The Indian fanbase for Ghosts is smaller but genuinely invested, partly because Utkarsh Ambudkar's presence as a South Asian lead in a broadcast comedy still feels notable enough to matter. Hard to say if Paramount is actively pushing the show in India the way they do in the US, but the audience is there.
What Nobody Mentions About This Cliffhanger
The thing about Ghosts is that it's built on warmth. Seriously. The show's entire engine is: dead people learning to care about the living people in their house, and living people learning to live with the dead. It's fundamentally about connection.
So when the finale takes Pete — arguably the most emotionally open ghost in the ensemble — and just removes him from the equation, it's hitting a nerve the show's been carefully building for five seasons. He's the one who says the hard things. He's the one who protects people. And now he's gone, and nobody knows why.
The time jump amplifies that. Because jumping forward means we don't get to watch the immediate panic. We get to watch the aftermath — the adjustment, the acceptance (or the lack of it), the way his absence reshapes everyone else's lives.

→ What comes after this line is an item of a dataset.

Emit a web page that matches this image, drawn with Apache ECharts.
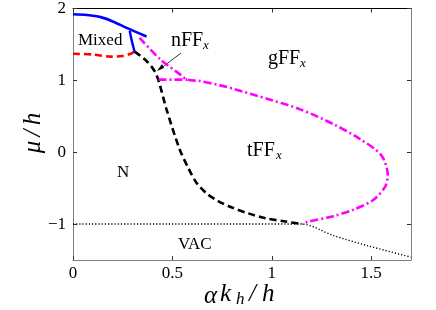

That's not a plot twist. That's a premise shift.
What to Watch for Between Now and October
Season 6 will open with holiday specials, according to Port and Wiseman — which tracks with Ghosts' pattern of seasonal episodes. But the Pete question will get addressed before long.
Keep an eye out for:
- Season 6 trailer drop (likely August or September) — will tell you how long the time jump actually is
- Any casting announcements — if a new ghost joins the ensemble, that's a signal about where the story's heading
- Whether "Fancy Nancy" gets expanded (the showrunners called that mythology addition "bonkers," which suggests it's load-bearing for Season 6)

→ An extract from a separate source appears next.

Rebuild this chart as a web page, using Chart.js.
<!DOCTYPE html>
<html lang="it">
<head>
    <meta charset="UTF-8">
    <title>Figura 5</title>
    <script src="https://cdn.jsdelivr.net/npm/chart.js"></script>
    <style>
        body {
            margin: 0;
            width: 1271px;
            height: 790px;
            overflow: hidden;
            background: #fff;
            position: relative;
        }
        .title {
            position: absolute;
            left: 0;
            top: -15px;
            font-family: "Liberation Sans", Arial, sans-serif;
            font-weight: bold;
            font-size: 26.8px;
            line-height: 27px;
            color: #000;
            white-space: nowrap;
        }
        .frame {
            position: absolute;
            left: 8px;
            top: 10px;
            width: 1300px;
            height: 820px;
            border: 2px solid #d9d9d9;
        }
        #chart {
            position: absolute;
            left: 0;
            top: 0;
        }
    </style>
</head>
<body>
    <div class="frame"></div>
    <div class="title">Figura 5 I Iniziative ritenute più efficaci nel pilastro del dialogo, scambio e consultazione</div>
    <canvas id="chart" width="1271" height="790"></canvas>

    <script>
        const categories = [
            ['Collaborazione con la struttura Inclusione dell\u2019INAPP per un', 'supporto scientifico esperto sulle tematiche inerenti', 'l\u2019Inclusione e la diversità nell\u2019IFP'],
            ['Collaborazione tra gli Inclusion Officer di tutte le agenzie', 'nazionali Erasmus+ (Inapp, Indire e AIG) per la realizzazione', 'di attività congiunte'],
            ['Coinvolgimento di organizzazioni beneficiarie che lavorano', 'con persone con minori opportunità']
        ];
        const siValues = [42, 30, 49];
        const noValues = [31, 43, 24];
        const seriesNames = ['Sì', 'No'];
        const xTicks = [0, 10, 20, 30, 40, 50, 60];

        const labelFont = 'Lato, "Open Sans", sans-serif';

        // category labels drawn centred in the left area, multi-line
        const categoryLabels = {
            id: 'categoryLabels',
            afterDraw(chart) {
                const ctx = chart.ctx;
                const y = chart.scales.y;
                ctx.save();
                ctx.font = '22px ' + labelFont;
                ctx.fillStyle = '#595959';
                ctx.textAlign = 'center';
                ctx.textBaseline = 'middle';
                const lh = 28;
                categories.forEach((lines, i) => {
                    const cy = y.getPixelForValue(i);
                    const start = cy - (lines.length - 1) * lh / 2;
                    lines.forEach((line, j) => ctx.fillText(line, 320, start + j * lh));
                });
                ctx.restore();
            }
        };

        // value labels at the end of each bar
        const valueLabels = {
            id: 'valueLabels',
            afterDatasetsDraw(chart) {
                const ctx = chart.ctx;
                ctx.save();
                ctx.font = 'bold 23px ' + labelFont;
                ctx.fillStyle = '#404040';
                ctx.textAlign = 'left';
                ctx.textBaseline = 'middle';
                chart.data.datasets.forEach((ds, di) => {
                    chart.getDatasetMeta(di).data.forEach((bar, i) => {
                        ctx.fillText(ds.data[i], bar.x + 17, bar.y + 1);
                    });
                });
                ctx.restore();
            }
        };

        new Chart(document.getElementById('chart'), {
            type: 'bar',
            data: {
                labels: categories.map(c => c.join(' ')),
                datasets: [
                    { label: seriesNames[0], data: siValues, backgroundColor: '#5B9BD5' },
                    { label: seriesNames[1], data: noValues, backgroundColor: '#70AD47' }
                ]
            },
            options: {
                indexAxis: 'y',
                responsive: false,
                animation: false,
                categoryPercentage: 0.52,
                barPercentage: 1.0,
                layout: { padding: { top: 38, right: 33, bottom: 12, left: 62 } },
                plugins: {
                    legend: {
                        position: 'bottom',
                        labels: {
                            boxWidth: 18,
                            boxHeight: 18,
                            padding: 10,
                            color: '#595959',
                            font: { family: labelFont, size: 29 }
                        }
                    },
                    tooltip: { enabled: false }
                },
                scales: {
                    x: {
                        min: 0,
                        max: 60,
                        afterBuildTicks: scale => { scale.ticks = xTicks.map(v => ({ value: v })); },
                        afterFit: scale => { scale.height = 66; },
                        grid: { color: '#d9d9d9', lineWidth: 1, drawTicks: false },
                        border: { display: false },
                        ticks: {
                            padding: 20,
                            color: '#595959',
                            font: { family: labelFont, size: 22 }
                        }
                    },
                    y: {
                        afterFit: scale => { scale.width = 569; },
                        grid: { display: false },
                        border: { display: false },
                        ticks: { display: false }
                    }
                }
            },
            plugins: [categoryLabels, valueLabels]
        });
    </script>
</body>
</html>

I hear from people adjacent to the production that the time jump might be more substantial than a few weeks — possibly months, possibly longer. If that's true, it explains why they're calling it a break from tradition. Though that part is still rumour. Don't hold me to it.
Movie OTT will have updated streaming availability as we get closer to the premiere, which is useful to know if you're in a region where distribution gets shuffled around.
Should You Actually Watch Ghosts?
Yes. Full stop.
Even if you haven't seen the show before, starting now makes sense — Season 5 ends on a massive question mark, which means Season 6 will be built for newcomers and longtime fans alike. The ensemble has chemistry that most shows spend their entire run chasing. The writing knows when to be funny and when to be genuinely tender.
Watch in order. Start with Season 1. Each season builds on what came before, and the emotional payoff of the finale only hits if you've spent time with these characters. (That's not a complaint about the show — it's a feature.)
Where to start: Paramount+ (US), JioCinema (India). All five seasons available now.
Next step: Season 6 arrives October 2026. The Pete cliffhanger is the story to track until then — because how Port and Wiseman pay it off will define whether Ghosts' final stretch is something special or just competent television.
The word on the lot is they know exactly what they're doing.